It seems like lately I’ve had a lot of nights where I stayed up wondering how to “fix” tomorrow so that it would be a day to look forward to, an exciting day, and not just "another day." I was desperate for tomorrow to be different. I made a lot of changes, like going to the prayer room at the hospital first thing in the morning before I started work, and it certainly helped, but each night kind of just felt the same no matter what I did. I felt fully responsible for this emptiness and I didn't understand how to fix it. Then one night this week I was in the middle of a 31 hour shift and I was just ecstatic. It’s a feeling that I’ve missed so much. I started talking to one of my colleagues and it was clear that while he was barely keeping his eyes open, I had so much energy I was nearly bouncing off the walls. He asked me where this energy came from. A large part of it was certainly helping to deliver a baby for the first time- nothing can beat that excitement. The rest of it was the fact that I was happy that I was part of a team that treated me with respect and I felt like I belonged. I was able to function to maximum capacity instead of being in survival mode.
I think maybe because our society focuses so much on the need to be independent, and that a "strong" person does things on their own, that I started to tell myself that I shouldn’t need to rely on anyone. I thought that I could just keep praying and get some peace so my environment doesn’t bother me anymore, simple...Not that simple! You don't just do simran in one day and then suddenly the toxic work environment doesn't affect you. It takes patience and practice, and its a process that you need lots of support for. That’s the purpose of sangat, because as humans we all need connection, love, respect, and trust. Connecting is the process of having someone sit with you while you are processing what you are going through and just listening and offering to be there and pray with you and do simran with you. They are part of your healing. When I’m scared I like to hide in my turtle shell, but its when I need people the most and those who care will climb into the shell with you if you let them. It is scary to let yourself really be seen- for all the flaws, the emptiness, the hardship, and to reach out. Everyone likes to be in control, and when you step out for help you are trusting someone else with that. There have been times in my life when I simply said, I need you, but the words were so hard because I didn't want to need. I wanted to be able to do everything myself, and also because I was scared that the answer would be no. I learned that I can survive no matter what the answer is, and also that in order to get support and to trust someone you need to let go of the fear, the pride, and the control. Even when we go to Guru Ji, we need to give over our own mat and accept Gurmat.
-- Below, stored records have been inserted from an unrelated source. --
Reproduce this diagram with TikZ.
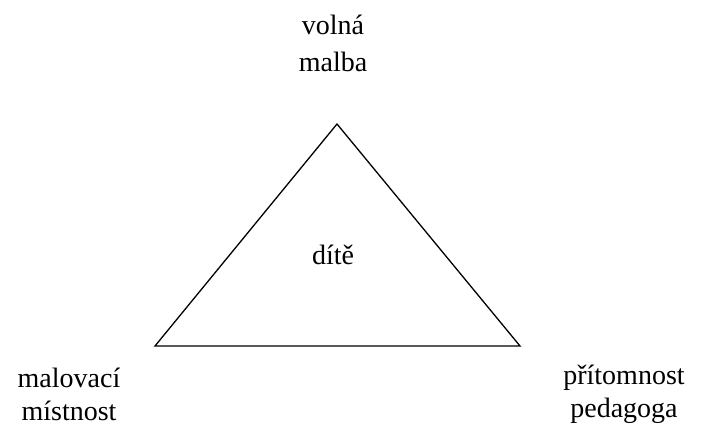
\documentclass[tikz,border=0pt]{standalone}
\usepackage{fontspec}
\setmainfont{Liberation Serif}
\begin{document}
\begin{tikzpicture}[x=1pt, y=1pt,
  lbl/.style={align=center,inner sep=0pt,anchor=base,font=\fontsize{28}{33}\selectfont},
  tri/.style={draw,line width=1.3pt,line join=miter}]
\useasboundingbox (0,0) rectangle (702,427);
\coordinate (top) at (337,303);
\coordinate (left) at (155,81);
\coordinate (right) at (520,81);
\draw[tri] (top) -- (left) -- (right) -- cycle;
\node[lbl,font=\fontsize{28}{37}\selectfont] (art) at (333,355) {volná\\malba};
\node[lbl] (kid) at (333,162) {dítě};
\node[lbl] (room) at (69,6) {malovací\\místnost};
\node[lbl] (teacher) at (624,9) {přítomnost\\pedagoga};
\end{tikzpicture}
\end{document}
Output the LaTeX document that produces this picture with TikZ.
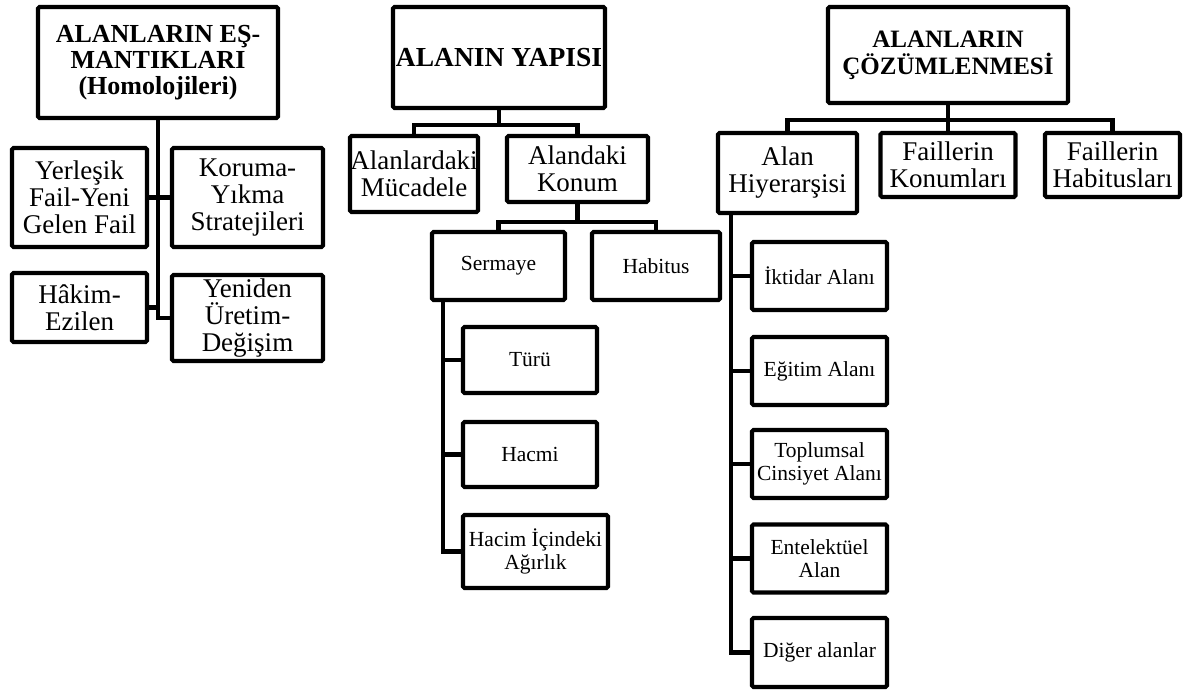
\documentclass[tikz,border=0pt]{standalone}
\usepackage{fontspec}
\setmainfont{Liberation Serif}

\begin{document}
\begin{tikzpicture}[x=1pt,y=-1pt]
        \tikzstyle{every node}=[draw,line width=4.2pt,rounded corners=1.5pt,align=center,inner sep=0pt]
        \tikzstyle{baslik}=[font=\fontsize{26}{26}\selectfont\bfseries]
        \tikzstyle{orta}=[font=\fontsize{27}{27}\selectfont]
        \tikzstyle{kucuk}=[font=\fontsize{21.5}{23}\selectfont]
        \tikzstyle{hat}=[line width=4.2pt]
        \useasboundingbox (0,0) rectangle (1192,691);
        % sol agac
        \node[baslik,minimum width=240,minimum height=111] (e1) at (158,62.5) {ALANLARIN EŞ-\\MANTIKLARI\\(Homolojileri)};
        \node[orta,minimum width=135,minimum height=99] (e2) at (79.5,197.5) {Yerleşik\\Fail-Yeni\\Gelen Fail};
        \node[orta,minimum width=151,minimum height=99] (e3) at (247.5,197.5) {Koruma-\\Yıkma\\Stratejileri};
        \node[orta,minimum width=135,minimum height=69] (e4) at (79.5,307.5) {Hâkim-\\Ezilen};
        \node[orta,minimum width=151,minimum height=86] (e5) at (247.5,318) {Yeniden\\Üretim-\\Değişim};
        \draw[hat] (e1.south) |- (e5.west);
        \draw[hat] (e2.east) -- (e2.east -| e1.south);
        \draw[hat] (e3.west) -- (e3.west -| e1.south);
        \draw[hat] (e4.east) -- (e4.east -| e1.south);
        % orta agac
        \node[baslik,font=\fontsize{27.5}{27.5}\selectfont\bfseries,minimum width=212,minimum height=101] (y1) at (499,57.5) {ALANIN YAPISI};
        \node[orta,minimum width=128,minimum height=76] (y2) at (414,174) {Alanlardaki\\Mücadele};
        \node[orta,minimum width=141,minimum height=66] (y3) at (577.5,169) {Alandaki\\Konum};
        \node[kucuk,minimum width=133,minimum height=68] (y4) at (498.5,266) {Sermaye};
        \node[kucuk,minimum width=128,minimum height=68] (y5) at (656,266) {Habitus};
        \node[kucuk,minimum width=134,minimum height=66] (y6) at (530,360) {Türü};
        \node[kucuk,minimum width=134,minimum height=65] (y7) at (530,454.5) {Hacmi};
        \node[kucuk,minimum width=145,minimum height=73] (y8) at (535.5,551.5) {Hacim İçindeki\\Ağırlık};
        \draw[hat] (y1.south) -- ++(0,15) coordinate (c1) -| (y2.north);
        \draw[hat] (c1) -| (y3.north);
        \draw[hat] (y3.south) -- ++(0,18) coordinate (c2) -| (y4.north);
        \draw[hat] (c2) -| (y5.north);
        \foreach \k in {y6,y7,y8}
            \draw[hat] ([xshift=13pt]y4.south west) |- (\k.west);
        % sag agac
        \node[baslik,font=\fontsize{25}{27}\selectfont\bfseries,minimum width=240,minimum height=96] (z1) at (948,55) {ALANLARIN\\ÇÖZÜMLENMESİ};
        \node[orta,minimum width=139,minimum height=80] (z2) at (787.5,173) {Alan\\Hiyerarşisi};
        \node[orta,minimum width=135,minimum height=64] (z3) at (948,165) {Faillerin\\Konumları};
        \node[orta,minimum width=135,minimum height=64] (z4) at (1112.5,165) {Faillerin\\Habitusları};
        \node[kucuk,minimum width=135,minimum height=68] (z5) at (819.5,276) {İktidar Alanı};
        \node[kucuk,minimum width=135,minimum height=68] (z6) at (819.5,371) {Eğitim Alanı};
        \node[kucuk,minimum width=135,minimum height=68] (z7) at (819.5,464) {Toplumsal\\Cinsiyet Alanı};
        \node[kucuk,minimum width=135,minimum height=68] (z8) at (819.5,558.5) {Entelektüel\\Alan};
        \node[kucuk,minimum width=135,minimum height=69] (z9) at (819.5,652.5) {Diğer alanlar};
        \draw[hat] (z1.south) -- ++(0,15) coordinate (c3) -| (z2.north);
        \draw[hat] (c3) -| (z4.north);
        \draw[hat] (c3) -- (z3.north);
        \foreach \k in {z5,z6,z7,z8,z9}
            \draw[hat] ([xshift=15pt]z2.south west) |- (\k.west);
    \end{tikzpicture}
\end{document}
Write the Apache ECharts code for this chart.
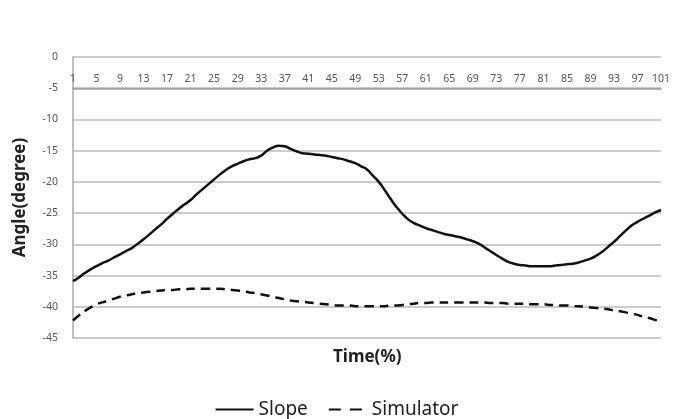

I am still kind of making sense of all of this, but realizing that its increasingly important for me to just take in the opportunities and the times that I do get deep connections with people, even if those are one second of someone being able to just “see me” and appreciating it. In December I sang a poem about the Sahibzaade at the Gurdwara and a few days later an Uncle ji came up to me and he gave me this picture of the Sahibzaade. He told me that he felt I needed to have it. It touched my heart because it was an exchange of human understanding that he had “seen me” and understood. This moment is especially close to my heart now that Uncle Ji has passed. With all the deaths I have seen in the last two months it just continually reminds me that our time in this human form is limited. Whoever you have in your life that "sees you" and values you, no matter how long they are there, remember to love them fully and climb into that shell with them when they need it. Those moments are special and you'll never regret having reached out, having cared, having listened. Even one day of trust and respect and connection can mean the world of difference because it is universal to both want and need to be supported and feel understood.
“God’s slaves are God’s saints and comrades, meeting with whom doubt is dispelled.” (Ang 1264)
P.S. Don’t forget about simran upstairs on Sundays at 1 pm!